Annu is adept at leading a double life. To raise funds for his films, he helps weak students pass college exams by manipulating the system. He is a man who is clearly not averse to resorting to foul means when the need arises. When the criminal Kaptaan Singh (Deep Raj Rana), out on bail, insists on playing a key role in a film, Annu puts him in the uniform of a cop and engineers a raid on the location by the police. Kaptaan is nabbed and sent back in jail. Annu returns to filming in peace.
Shraddha Srinath (in her first Hindi film) is superb as Maithali, a priest's daughter who faces the threat of being hitched to a boy of her father's choice if she sails through her final college exam. Annu, who has a crush on her, helps her pass although he knows he might lose her in the bargain.
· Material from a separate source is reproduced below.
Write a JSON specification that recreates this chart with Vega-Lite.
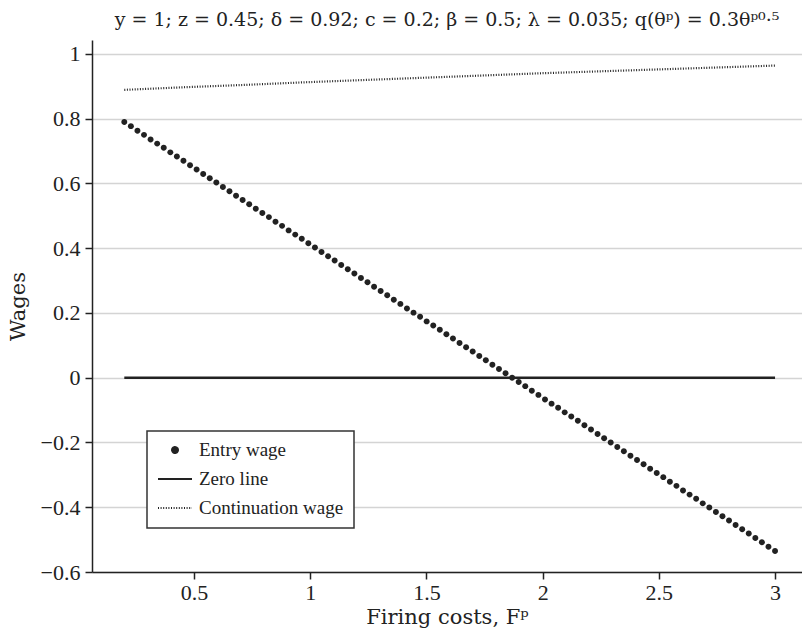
{
  "$schema": "https://vega.github.io/schema/vega-lite/v6.json",
  "width": 710,
  "height": 532,
  "autosize": "none",
  "padding": {"left": 92, "top": 40, "right": 0, "bottom": 68},
  "background": "white",
  "title": {
    "text": "y = 1; z = 0.45; δ = 0.92; c = 0.2; β = 0.5; λ = 0.035; q(θᵖ) = 0.3θᵖ⁰·⁵",
    "font": "DejaVu Serif",
    "fontSize": 19,
    "fontWeight": "normal",
    "color": "#222",
    "anchor": "middle",
    "baseline": "bottom",
    "offset": -9
  },
  "config": {
    "view": {"stroke": null},
    "font": "Liberation Serif",
    "legend": {
      "orient": "none", "legendX": 55, "legendY": 391,
      "padding": 10, "fillColor": "white", "strokeColor": "#333", "strokeWidth": 1.5,
      "labelFont": "Liberation Serif", "labelFontSize": 19, "labelColor": "#222", "labelOffset": 6,
      "rowPadding": 10, "clipHeight": 18,
      "symbolSize": 1156, "symbolStrokeWidth": 2,
      "symbolFillColor": "#222", "symbolStrokeColor": "#222", "symbolOpacity": 1
    }
  },
  "datasets": {
    "entry": [
      {"F": 0.2, "w": 0.79}, {"F": 0.2283, "w": 0.777}, {"F": 0.2566, "w": 0.763}, {"F": 0.2848, "w": 0.75}, {"F": 0.3131, "w": 0.736},
      {"F": 0.3414, "w": 0.723}, {"F": 0.3697, "w": 0.71}, {"F": 0.398, "w": 0.696}, {"F": 0.4263, "w": 0.683}, {"F": 0.4545, "w": 0.67},
      {"F": 0.4828, "w": 0.656}, {"F": 0.5111, "w": 0.643}, {"F": 0.5394, "w": 0.629}, {"F": 0.5677, "w": 0.616}, {"F": 0.596, "w": 0.603},
      {"F": 0.6242, "w": 0.589}, {"F": 0.6525, "w": 0.576}, {"F": 0.6808, "w": 0.562}, {"F": 0.7091, "w": 0.549}, {"F": 0.7374, "w": 0.536},
      {"F": 0.7657, "w": 0.522}, {"F": 0.7939, "w": 0.509}, {"F": 0.8222, "w": 0.496}, {"F": 0.8505, "w": 0.482}, {"F": 0.8788, "w": 0.469},
      {"F": 0.9071, "w": 0.455}, {"F": 0.9354, "w": 0.442}, {"F": 0.9636, "w": 0.429}, {"F": 0.9919, "w": 0.415}, {"F": 1.0202, "w": 0.402},
      {"F": 1.0485, "w": 0.388}, {"F": 1.0768, "w": 0.375}, {"F": 1.1051, "w": 0.362}, {"F": 1.1333, "w": 0.348}, {"F": 1.1616, "w": 0.335},
      {"F": 1.1899, "w": 0.322}, {"F": 1.2182, "w": 0.308}, {"F": 1.2465, "w": 0.295}, {"F": 1.2747, "w": 0.281}, {"F": 1.303, "w": 0.268},
      {"F": 1.3313, "w": 0.255}, {"F": 1.3596, "w": 0.241}, {"F": 1.3879, "w": 0.228}, {"F": 1.4162, "w": 0.214}, {"F": 1.4444, "w": 0.201},
      {"F": 1.4727, "w": 0.188}, {"F": 1.501, "w": 0.174}, {"F": 1.5293, "w": 0.161}, {"F": 1.5576, "w": 0.148}, {"F": 1.5859, "w": 0.134},
      {"F": 1.6141, "w": 0.121}, {"F": 1.6424, "w": 0.107}, {"F": 1.6707, "w": 0.094}, {"F": 1.699, "w": 0.081}, {"F": 1.7273, "w": 0.067},
      {"F": 1.7556, "w": 0.054}, {"F": 1.7838, "w": 0.04}, {"F": 1.8121, "w": 0.027}, {"F": 1.8404, "w": 0.014}, {"F": 1.8687, "w": 0.0},
      {"F": 1.897, "w": -0.013}, {"F": 1.9253, "w": -0.026}, {"F": 1.9535, "w": -0.04}, {"F": 1.9818, "w": -0.053}, {"F": 2.0101, "w": -0.067},
      {"F": 2.0384, "w": -0.08}, {"F": 2.0667, "w": -0.093}, {"F": 2.0949, "w": -0.107}, {"F": 2.1232, "w": -0.12}, {"F": 2.1515, "w": -0.133},
      {"F": 2.1798, "w": -0.147}, {"F": 2.2081, "w": -0.16}, {"F": 2.2364, "w": -0.174}, {"F": 2.2646, "w": -0.187}, {"F": 2.2929, "w": -0.2},
      {"F": 2.3212, "w": -0.214}, {"F": 2.3495, "w": -0.227}, {"F": 2.3778, "w": -0.241}, {"F": 2.4061, "w": -0.254}, {"F": 2.4343, "w": -0.267},
      {"F": 2.4626, "w": -0.281}, {"F": 2.4909, "w": -0.294}, {"F": 2.5192, "w": -0.307}, {"F": 2.5475, "w": -0.321}, {"F": 2.5758, "w": -0.334},
      {"F": 2.604, "w": -0.348}, {"F": 2.6323, "w": -0.361}, {"F": 2.6606, "w": -0.374}, {"F": 2.6889, "w": -0.388}, {"F": 2.7172, "w": -0.401},
      {"F": 2.7455, "w": -0.415}, {"F": 2.7737, "w": -0.428}, {"F": 2.802, "w": -0.441}, {"F": 2.8303, "w": -0.455}, {"F": 2.8586, "w": -0.468},
      {"F": 2.8869, "w": -0.481}, {"F": 2.9152, "w": -0.495}, {"F": 2.9434, "w": -0.508}, {"F": 2.9717, "w": -0.522}, {"F": 3.0, "w": -0.535}
    ],
    "cont": [
      {"F": 0.2, "w": 0.889}, {"F": 0.4545, "w": 0.897}, {"F": 0.7091, "w": 0.904}, {"F": 0.9636, "w": 0.912},
      {"F": 1.2182, "w": 0.919}, {"F": 1.4727, "w": 0.926}, {"F": 1.7273, "w": 0.933}, {"F": 1.9818, "w": 0.94},
      {"F": 2.2364, "w": 0.946}, {"F": 2.4909, "w": 0.952}, {"F": 2.7455, "w": 0.958}, {"F": 3.0, "w": 0.964}
    ],
    "zero": [
      {"F": 0.2, "w": 0}, {"F": 3.0, "w": 0}
    ]
  },
  "layer": [
    {
      "data": {"name": "entry"},
      "mark": {"type": "point", "filled": true, "opacity": 1, "size": 1156},
      "encoding": {
        "x": {
          "field": "F", "type": "quantitative",
          "scale": {"domain": [0.061, 3.116], "nice": false, "zero": false},
          "axis": {
            "values": [0.5, 1, 1.5, 2, 2.5, 3], "format": "~g", "grid": false,
            "domainColor": "#222", "domainWidth": 1.5,
            "tickColor": "#222", "tickSize": 7, "tickWidth": 1.5,
            "labelFont": "Liberation Serif", "labelFontSize": 22, "labelColor": "#222", "labelPadding": 3,
            "title": "Firing costs, Fᵖ", "titleFont": "DejaVu Serif", "titleFontSize": 21,
            "titleFontWeight": "normal", "titleColor": "#222", "titlePadding": 3
          }
        },
        "y": {
          "field": "w", "type": "quantitative",
          "scale": {"domain": [-0.6, 1.043], "nice": false, "zero": false},
          "axis": {
            "values": [-0.6, -0.4, -0.2, 0, 0.2, 0.4, 0.6, 0.8, 1], "format": "~g",
            "grid": true, "gridColor": "#d4d4d4", "gridWidth": 1.5,
            "domainColor": "#222", "domainWidth": 1.5,
            "tickColor": "#222", "tickSize": 7, "tickWidth": 1.5,
            "labelFont": "Liberation Serif", "labelFontSize": 22, "labelColor": "#222", "labelPadding": 5,
            "title": "Wages", "titleFont": "DejaVu Serif", "titleFontSize": 21,
            "titleFontWeight": "normal", "titleColor": "#222", "titlePadding": 12
          }
        },
        "color": {
          "datum": "Entry wage", "type": "nominal",
          "scale": {"domain": ["Entry wage", "Zero line", "Continuation wage"], "range": ["#222", "#222", "#222"]},
          "legend": {"title": null}
        },
        "shape": {
          "datum": "Entry wage", "type": "nominal",
          "scale": {
            "domain": ["Entry wage", "Zero line", "Continuation wage"],
            "range": ["M -0.175 0 A 0.175 0.175 0 1 0 0.175 0 A 0.175 0.175 0 1 0 -0.175 0 Z", "stroke", "stroke"]
          },
          "legend": {"title": null}
        }
      }
    },
    {
      "data": {"name": "zero"},
      "mark": {"type": "line", "strokeWidth": 2.5},
      "encoding": {
        "x": {"field": "F", "type": "quantitative"},
        "y": {"field": "w", "type": "quantitative"},
        "color": {"datum": "Zero line", "type": "nominal"},
        "strokeDash": {
          "datum": "Zero line", "type": "nominal",
          "scale": {"domain": ["Entry wage", "Zero line", "Continuation wage"], "range": [[1, 0], [1, 0], [1, 1.6]]},
          "legend": {"title": null}
        }
      }
    },
    {
      "data": {"name": "cont"},
      "mark": {"type": "line", "strokeWidth": 2.2},
      "encoding": {
        "x": {"field": "F", "type": "quantitative"},
        "y": {"field": "w", "type": "quantitative"},
        "color": {"datum": "Continuation wage", "type": "nominal"},
        "strokeDash": {"datum": "Continuation wage", "type": "nominal"}
      }
    }
  ]
}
The minor characters in Milan Talkies - including the seasoned projectionist Usman (Sanjay Mishra) - are anything but minor in terms of impact. Each one of them lends his or her mite to the film. Apart from Ashutosh Rana, Deep Raj Rana and Sanjay Mishra, who are all in full flow, Reecha Sinha (playing the heroine's trusted friend Babli) makes the most of the few opportunities that the screenplay offers her. One often-underrated actor who makes a particularly strong impression is Rajeev Gupta (in a brilliant extended cameo as Maithali's maternal uncle and trouble shooter).
In one of his early scenes, Gupta's self-effacing character compliments Annu for being good at both "shooting" and "cheating". Annu's reply sums up the influence that Hindi cinema wields on the masses: "Dono mein naqal karni padti hain, ek mein filmi, aur ek mein ilmi."
But there isn't much in Milan Talkies that could be dismissed as fakery. It is a thoroughly enjoyable film that, despite its 140-minute runtime, manages to skirt around major bumps on the way. There are some no doubt, but the film never veers off its chosen course. If you let it grow on you, you will end up liking it.